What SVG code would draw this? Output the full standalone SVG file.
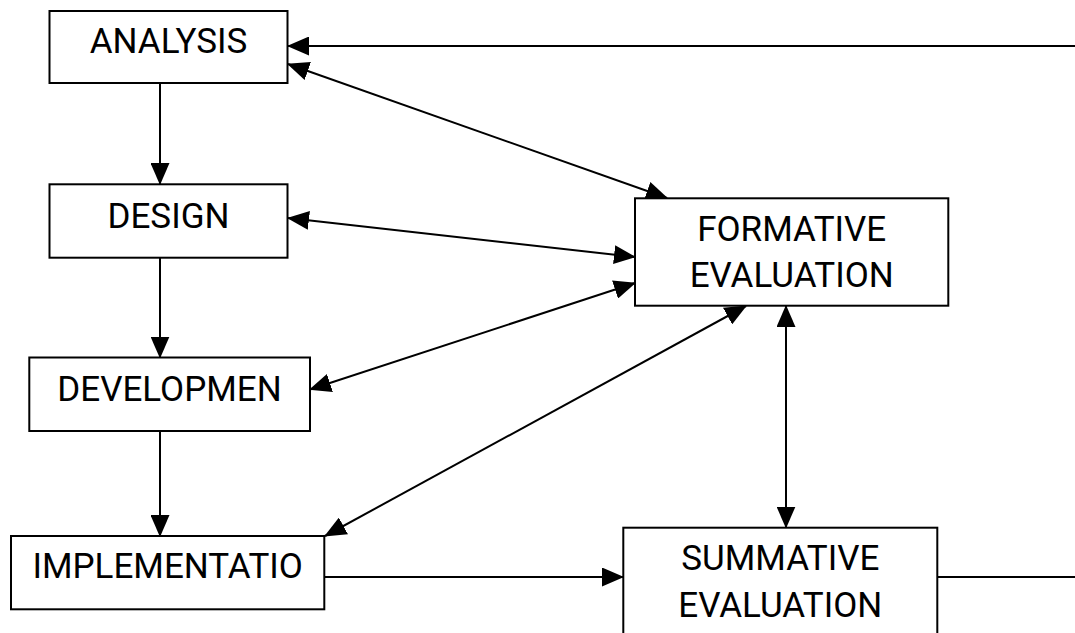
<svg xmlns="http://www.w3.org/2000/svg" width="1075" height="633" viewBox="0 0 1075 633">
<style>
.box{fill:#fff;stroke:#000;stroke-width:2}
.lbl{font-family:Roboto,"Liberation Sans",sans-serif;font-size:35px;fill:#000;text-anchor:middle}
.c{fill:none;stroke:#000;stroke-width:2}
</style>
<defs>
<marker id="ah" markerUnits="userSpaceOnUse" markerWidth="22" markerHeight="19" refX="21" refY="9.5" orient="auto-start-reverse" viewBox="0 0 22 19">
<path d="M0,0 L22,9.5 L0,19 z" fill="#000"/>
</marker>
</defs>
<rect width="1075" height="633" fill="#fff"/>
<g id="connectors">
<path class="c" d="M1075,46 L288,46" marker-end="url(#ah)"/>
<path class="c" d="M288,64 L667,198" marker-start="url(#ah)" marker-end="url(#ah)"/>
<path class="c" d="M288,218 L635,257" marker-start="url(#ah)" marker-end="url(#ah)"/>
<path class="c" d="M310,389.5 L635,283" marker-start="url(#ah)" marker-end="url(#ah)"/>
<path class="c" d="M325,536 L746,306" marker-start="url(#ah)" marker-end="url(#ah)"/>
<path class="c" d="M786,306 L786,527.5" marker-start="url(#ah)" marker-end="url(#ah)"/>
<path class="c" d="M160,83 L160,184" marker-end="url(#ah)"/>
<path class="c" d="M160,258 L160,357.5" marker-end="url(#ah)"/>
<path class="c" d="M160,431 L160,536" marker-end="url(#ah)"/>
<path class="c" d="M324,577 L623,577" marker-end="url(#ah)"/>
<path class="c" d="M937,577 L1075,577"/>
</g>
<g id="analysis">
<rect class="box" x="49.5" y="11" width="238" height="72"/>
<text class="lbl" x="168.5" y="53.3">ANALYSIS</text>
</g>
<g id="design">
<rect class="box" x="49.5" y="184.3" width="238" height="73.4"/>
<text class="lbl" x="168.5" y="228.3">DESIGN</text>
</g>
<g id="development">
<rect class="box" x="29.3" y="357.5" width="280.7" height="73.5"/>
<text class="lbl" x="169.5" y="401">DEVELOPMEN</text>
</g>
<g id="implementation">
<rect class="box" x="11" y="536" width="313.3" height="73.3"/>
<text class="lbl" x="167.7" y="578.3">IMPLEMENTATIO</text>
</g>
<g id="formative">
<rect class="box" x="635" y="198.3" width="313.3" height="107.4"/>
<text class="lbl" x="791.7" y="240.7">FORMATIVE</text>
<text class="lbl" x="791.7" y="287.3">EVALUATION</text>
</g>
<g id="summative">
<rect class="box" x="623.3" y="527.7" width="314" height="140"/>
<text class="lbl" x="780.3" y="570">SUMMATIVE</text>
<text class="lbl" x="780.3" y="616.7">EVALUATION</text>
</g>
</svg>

WHAT TO DO | Quote the listing above in full, except for the pictures.

SOLUTION TO THIS TASK |
What SVG code would draw this? Output the full standalone SVG file.
<svg xmlns="http://www.w3.org/2000/svg" width="1075" height="633" viewBox="0 0 1075 633">
<style>
.box{fill:#fff;stroke:#000;stroke-width:2}
.lbl{font-family:Roboto,"Liberation Sans",sans-serif;font-size:35px;fill:#000;text-anchor:middle}
.c{fill:none;stroke:#000;stroke-width:2}
</style>
<defs>
<marker id="ah" markerUnits="userSpaceOnUse" markerWidth="22" markerHeight="19" refX="21" refY="9.5" orient="auto-start-reverse" viewBox="0 0 22 19">
<path d="M0,0 L22,9.5 L0,19 z" fill="#000"/>
</marker>
</defs>
<rect width="1075" height="633" fill="#fff"/>
<g id="connectors">
<path class="c" d="M1075,46 L288,46" marker-end="url(#ah)"/>
<path class="c" d="M288,64 L667,198" marker-start="url(#ah)" marker-end="url(#ah)"/>
<path class="c" d="M288,218 L635,257" marker-start="url(#ah)" marker-end="url(#ah)"/>
<path class="c" d="M310,389.5 L635,283" marker-start="url(#ah)" marker-end="url(#ah)"/>
<path class="c" d="M325,536 L746,306" marker-start="url(#ah)" marker-end="url(#ah)"/>
<path class="c" d="M786,306 L786,527.5" marker-start="url(#ah)" marker-end="url(#ah)"/>
<path class="c" d="M160,83 L160,184" marker-end="url(#ah)"/>
<path class="c" d="M160,258 L160,357.5" marker-end="url(#ah)"/>
<path class="c" d="M160,431 L160,536" marker-end="url(#ah)"/>
<path class="c" d="M324,577 L623,577" marker-end="url(#ah)"/>
<path class="c" d="M937,577 L1075,577"/>
</g>
<g id="analysis">
<rect class="box" x="49.5" y="11" width="238" height="72"/>
<text class="lbl" x="168.5" y="53.3">ANALYSIS</text>
</g>
<g id="design">
<rect class="box" x="49.5" y="184.3" width="238" height="73.4"/>
<text class="lbl" x="168.5" y="228.3">DESIGN</text>
</g>
<g id="development">
<rect class="box" x="29.3" y="357.5" width="280.7" height="73.5"/>
<text class="lbl" x="169.5" y="401">DEVELOPMEN</text>
</g>
<g id="implementation">
<rect class="box" x="11" y="536" width="313.3" height="73.3"/>
<text class="lbl" x="167.7" y="578.3">IMPLEMENTATIO</text>
</g>
<g id="formative">
<rect class="box" x="635" y="198.3" width="313.3" height="107.4"/>
<text class="lbl" x="791.7" y="240.7">FORMATIVE</text>
<text class="lbl" x="791.7" y="287.3">EVALUATION</text>
</g>
<g id="summative">
<rect class="box" x="623.3" y="527.7" width="314" height="140"/>
<text class="lbl" x="780.3" y="570">SUMMATIVE</text>
<text class="lbl" x="780.3" y="616.7">EVALUATION</text>
</g>
</svg>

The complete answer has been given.